**Directions for this task:** Would you retype, exactly and without the pictures, the lines between the line holding "Recreate this image" and the line holding "ax.plot(d, y, color=c, lw=lw, label=lab, zorder=3)", inclusive, and nothing else?

**Records for the task:**
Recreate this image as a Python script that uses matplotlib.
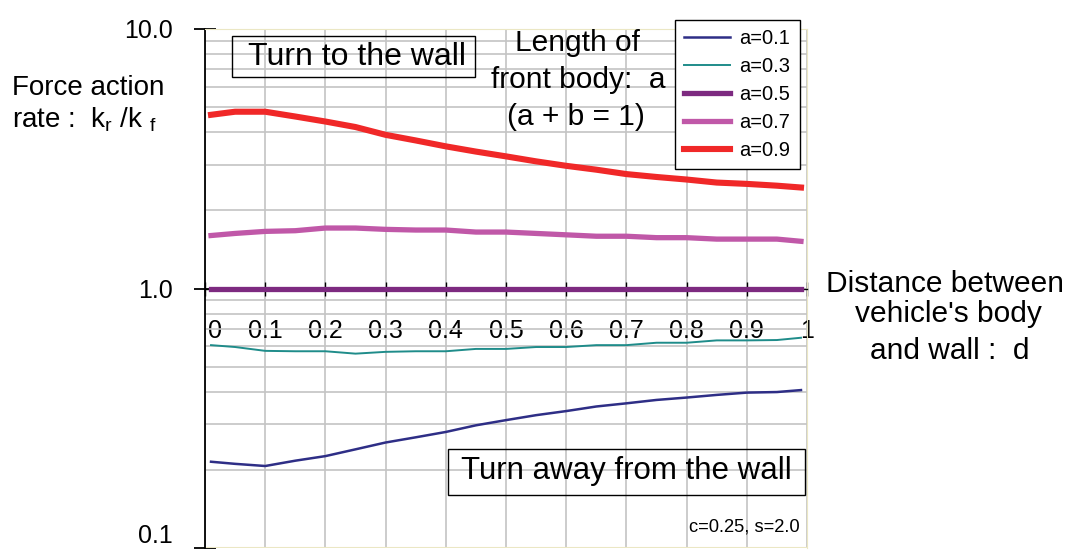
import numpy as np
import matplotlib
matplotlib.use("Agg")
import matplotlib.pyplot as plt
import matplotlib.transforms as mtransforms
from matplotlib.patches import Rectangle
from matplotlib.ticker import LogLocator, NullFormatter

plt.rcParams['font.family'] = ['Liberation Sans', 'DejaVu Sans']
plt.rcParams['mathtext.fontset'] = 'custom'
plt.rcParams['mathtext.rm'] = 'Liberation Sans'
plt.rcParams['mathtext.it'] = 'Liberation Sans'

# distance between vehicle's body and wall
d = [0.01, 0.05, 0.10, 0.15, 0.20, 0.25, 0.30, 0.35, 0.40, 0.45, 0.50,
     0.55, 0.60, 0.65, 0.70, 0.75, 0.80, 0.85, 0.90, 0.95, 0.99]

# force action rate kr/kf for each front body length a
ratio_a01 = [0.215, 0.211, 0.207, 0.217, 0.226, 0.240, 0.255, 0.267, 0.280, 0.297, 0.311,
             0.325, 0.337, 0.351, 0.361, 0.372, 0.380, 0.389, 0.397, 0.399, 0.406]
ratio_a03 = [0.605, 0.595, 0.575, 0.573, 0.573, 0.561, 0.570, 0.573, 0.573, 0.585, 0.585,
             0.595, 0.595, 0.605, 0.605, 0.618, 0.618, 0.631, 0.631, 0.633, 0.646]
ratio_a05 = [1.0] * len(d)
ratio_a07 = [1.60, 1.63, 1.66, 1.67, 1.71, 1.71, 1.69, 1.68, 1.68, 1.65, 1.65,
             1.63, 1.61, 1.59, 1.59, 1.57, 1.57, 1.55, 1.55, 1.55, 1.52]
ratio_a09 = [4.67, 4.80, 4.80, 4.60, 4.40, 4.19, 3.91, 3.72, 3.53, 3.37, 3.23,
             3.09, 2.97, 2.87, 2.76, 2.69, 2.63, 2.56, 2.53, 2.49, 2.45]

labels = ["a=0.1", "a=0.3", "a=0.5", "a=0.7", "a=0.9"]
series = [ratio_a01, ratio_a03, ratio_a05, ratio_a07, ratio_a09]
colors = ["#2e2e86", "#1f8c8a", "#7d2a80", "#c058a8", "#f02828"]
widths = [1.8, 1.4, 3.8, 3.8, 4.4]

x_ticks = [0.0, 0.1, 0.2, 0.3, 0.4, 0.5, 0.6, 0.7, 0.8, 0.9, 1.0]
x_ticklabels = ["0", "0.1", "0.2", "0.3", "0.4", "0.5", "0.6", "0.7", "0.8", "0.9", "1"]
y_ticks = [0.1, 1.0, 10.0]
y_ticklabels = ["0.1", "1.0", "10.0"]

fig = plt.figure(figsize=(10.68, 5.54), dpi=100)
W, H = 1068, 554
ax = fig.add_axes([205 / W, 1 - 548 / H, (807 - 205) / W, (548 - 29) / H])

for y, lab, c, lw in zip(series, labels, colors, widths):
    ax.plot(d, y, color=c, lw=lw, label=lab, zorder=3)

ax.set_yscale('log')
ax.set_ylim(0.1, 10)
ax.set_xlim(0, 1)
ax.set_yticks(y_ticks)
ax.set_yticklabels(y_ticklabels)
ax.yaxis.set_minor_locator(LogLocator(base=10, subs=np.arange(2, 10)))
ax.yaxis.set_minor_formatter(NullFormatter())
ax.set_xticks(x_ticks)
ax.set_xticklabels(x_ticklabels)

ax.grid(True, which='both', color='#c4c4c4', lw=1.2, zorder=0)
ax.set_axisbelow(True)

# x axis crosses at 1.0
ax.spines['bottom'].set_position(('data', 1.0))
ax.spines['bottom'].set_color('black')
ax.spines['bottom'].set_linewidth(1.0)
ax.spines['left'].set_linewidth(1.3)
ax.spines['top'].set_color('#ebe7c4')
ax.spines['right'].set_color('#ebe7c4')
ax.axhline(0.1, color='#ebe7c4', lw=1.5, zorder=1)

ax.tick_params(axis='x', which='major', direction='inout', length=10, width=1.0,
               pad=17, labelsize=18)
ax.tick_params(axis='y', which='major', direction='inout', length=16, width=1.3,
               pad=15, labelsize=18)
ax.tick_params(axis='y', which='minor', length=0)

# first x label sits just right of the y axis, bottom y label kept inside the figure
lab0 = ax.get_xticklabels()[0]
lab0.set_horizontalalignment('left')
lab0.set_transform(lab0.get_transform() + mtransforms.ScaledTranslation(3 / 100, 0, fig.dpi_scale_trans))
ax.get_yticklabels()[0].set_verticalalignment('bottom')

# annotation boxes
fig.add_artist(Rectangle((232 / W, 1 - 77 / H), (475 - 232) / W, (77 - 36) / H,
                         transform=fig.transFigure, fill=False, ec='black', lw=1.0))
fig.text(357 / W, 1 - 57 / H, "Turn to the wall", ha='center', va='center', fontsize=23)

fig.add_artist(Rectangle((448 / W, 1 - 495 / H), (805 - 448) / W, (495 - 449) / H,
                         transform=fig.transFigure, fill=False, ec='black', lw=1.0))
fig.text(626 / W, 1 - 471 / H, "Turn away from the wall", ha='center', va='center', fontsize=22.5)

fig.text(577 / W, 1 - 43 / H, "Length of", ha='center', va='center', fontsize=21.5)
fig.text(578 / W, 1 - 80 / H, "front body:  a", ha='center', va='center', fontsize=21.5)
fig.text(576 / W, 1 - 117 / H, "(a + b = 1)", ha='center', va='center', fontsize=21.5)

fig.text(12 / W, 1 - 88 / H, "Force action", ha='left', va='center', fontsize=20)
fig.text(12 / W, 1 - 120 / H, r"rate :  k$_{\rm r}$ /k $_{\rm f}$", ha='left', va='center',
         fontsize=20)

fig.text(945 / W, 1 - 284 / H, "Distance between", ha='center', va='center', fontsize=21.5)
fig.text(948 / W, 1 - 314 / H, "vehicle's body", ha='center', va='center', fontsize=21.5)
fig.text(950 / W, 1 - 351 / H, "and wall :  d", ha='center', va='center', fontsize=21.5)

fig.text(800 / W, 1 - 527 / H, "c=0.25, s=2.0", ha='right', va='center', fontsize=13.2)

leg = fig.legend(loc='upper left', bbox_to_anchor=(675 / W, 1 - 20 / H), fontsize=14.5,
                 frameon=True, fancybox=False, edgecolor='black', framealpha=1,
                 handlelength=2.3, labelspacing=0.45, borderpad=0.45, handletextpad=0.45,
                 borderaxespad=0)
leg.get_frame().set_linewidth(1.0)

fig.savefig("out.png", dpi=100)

* * *

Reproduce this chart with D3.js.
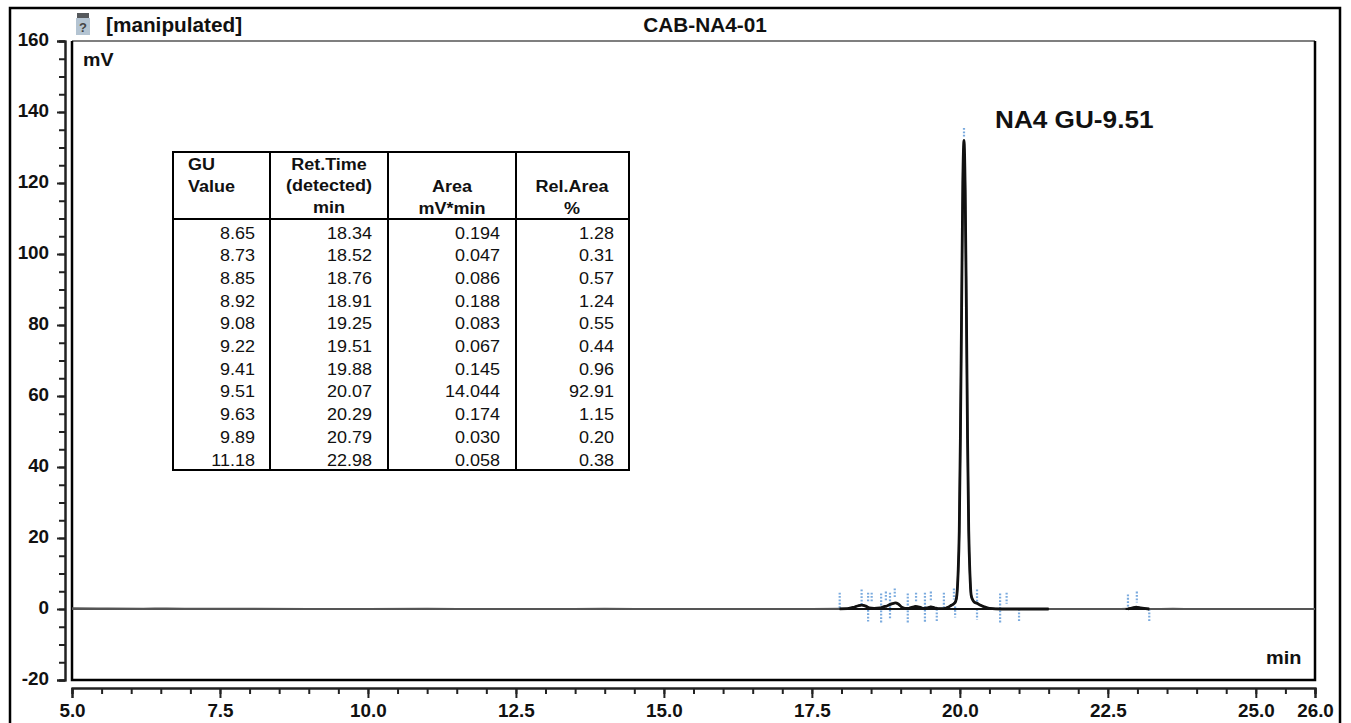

* * *

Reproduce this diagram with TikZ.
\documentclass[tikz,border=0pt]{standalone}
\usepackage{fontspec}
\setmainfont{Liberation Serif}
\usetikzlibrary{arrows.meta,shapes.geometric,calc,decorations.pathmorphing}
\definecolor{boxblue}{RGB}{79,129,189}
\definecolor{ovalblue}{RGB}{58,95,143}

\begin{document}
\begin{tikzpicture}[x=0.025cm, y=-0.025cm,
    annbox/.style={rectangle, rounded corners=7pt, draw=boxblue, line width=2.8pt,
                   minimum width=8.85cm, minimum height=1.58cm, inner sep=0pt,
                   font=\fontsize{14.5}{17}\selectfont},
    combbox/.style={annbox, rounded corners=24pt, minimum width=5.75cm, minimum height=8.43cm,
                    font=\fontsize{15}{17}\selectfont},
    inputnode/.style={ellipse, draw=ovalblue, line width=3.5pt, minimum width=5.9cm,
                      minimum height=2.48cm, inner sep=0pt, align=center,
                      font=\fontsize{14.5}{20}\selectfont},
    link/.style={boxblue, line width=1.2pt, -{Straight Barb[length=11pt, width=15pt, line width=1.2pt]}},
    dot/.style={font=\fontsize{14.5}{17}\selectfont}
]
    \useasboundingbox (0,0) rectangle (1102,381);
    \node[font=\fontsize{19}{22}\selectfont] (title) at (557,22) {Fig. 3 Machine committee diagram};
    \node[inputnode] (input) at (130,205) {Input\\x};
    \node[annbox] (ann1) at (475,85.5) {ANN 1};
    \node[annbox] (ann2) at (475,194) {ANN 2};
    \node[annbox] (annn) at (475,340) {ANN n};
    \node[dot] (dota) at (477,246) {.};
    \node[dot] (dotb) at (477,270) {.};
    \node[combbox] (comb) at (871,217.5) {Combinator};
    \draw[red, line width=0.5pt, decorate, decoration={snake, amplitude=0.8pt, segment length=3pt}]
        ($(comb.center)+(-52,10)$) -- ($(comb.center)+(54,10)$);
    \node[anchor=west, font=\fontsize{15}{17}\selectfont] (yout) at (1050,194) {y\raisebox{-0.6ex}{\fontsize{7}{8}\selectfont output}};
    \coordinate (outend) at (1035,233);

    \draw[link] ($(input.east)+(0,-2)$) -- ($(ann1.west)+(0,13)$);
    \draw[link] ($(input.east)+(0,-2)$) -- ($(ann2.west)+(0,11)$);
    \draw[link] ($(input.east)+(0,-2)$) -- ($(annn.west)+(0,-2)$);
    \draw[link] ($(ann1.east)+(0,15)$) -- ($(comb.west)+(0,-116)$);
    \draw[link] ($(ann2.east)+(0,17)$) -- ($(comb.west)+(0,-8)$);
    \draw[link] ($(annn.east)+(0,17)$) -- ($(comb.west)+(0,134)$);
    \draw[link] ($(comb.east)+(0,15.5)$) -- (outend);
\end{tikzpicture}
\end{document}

**Answer to this exercise:**
Recreate this image as a Python script that uses matplotlib.
import numpy as np
import matplotlib
matplotlib.use("Agg")
import matplotlib.pyplot as plt
import matplotlib.transforms as mtransforms
from matplotlib.patches import Rectangle
from matplotlib.ticker import LogLocator, NullFormatter

plt.rcParams['font.family'] = ['Liberation Sans', 'DejaVu Sans']
plt.rcParams['mathtext.fontset'] = 'custom'
plt.rcParams['mathtext.rm'] = 'Liberation Sans'
plt.rcParams['mathtext.it'] = 'Liberation Sans'

# distance between vehicle's body and wall
d = [0.01, 0.05, 0.10, 0.15, 0.20, 0.25, 0.30, 0.35, 0.40, 0.45, 0.50,
     0.55, 0.60, 0.65, 0.70, 0.75, 0.80, 0.85, 0.90, 0.95, 0.99]

# force action rate kr/kf for each front body length a
ratio_a01 = [0.215, 0.211, 0.207, 0.217, 0.226, 0.240, 0.255, 0.267, 0.280, 0.297, 0.311,
             0.325, 0.337, 0.351, 0.361, 0.372, 0.380, 0.389, 0.397, 0.399, 0.406]
ratio_a03 = [0.605, 0.595, 0.575, 0.573, 0.573, 0.561, 0.570, 0.573, 0.573, 0.585, 0.585,
             0.595, 0.595, 0.605, 0.605, 0.618, 0.618, 0.631, 0.631, 0.633, 0.646]
ratio_a05 = [1.0] * len(d)
ratio_a07 = [1.60, 1.63, 1.66, 1.67, 1.71, 1.71, 1.69, 1.68, 1.68, 1.65, 1.65,
             1.63, 1.61, 1.59, 1.59, 1.57, 1.57, 1.55, 1.55, 1.55, 1.52]
ratio_a09 = [4.67, 4.80, 4.80, 4.60, 4.40, 4.19, 3.91, 3.72, 3.53, 3.37, 3.23,
             3.09, 2.97, 2.87, 2.76, 2.69, 2.63, 2.56, 2.53, 2.49, 2.45]

labels = ["a=0.1", "a=0.3", "a=0.5", "a=0.7", "a=0.9"]
series = [ratio_a01, ratio_a03, ratio_a05, ratio_a07, ratio_a09]
colors = ["#2e2e86", "#1f8c8a", "#7d2a80", "#c058a8", "#f02828"]
widths = [1.8, 1.4, 3.8, 3.8, 4.4]

x_ticks = [0.0, 0.1, 0.2, 0.3, 0.4, 0.5, 0.6, 0.7, 0.8, 0.9, 1.0]
x_ticklabels = ["0", "0.1", "0.2", "0.3", "0.4", "0.5", "0.6", "0.7", "0.8", "0.9", "1"]
y_ticks = [0.1, 1.0, 10.0]
y_ticklabels = ["0.1", "1.0", "10.0"]

fig = plt.figure(figsize=(10.68, 5.54), dpi=100)
W, H = 1068, 554
ax = fig.add_axes([205 / W, 1 - 548 / H, (807 - 205) / W, (548 - 29) / H])

for y, lab, c, lw in zip(series, labels, colors, widths):
    ax.plot(d, y, color=c, lw=lw, label=lab, zorder=3)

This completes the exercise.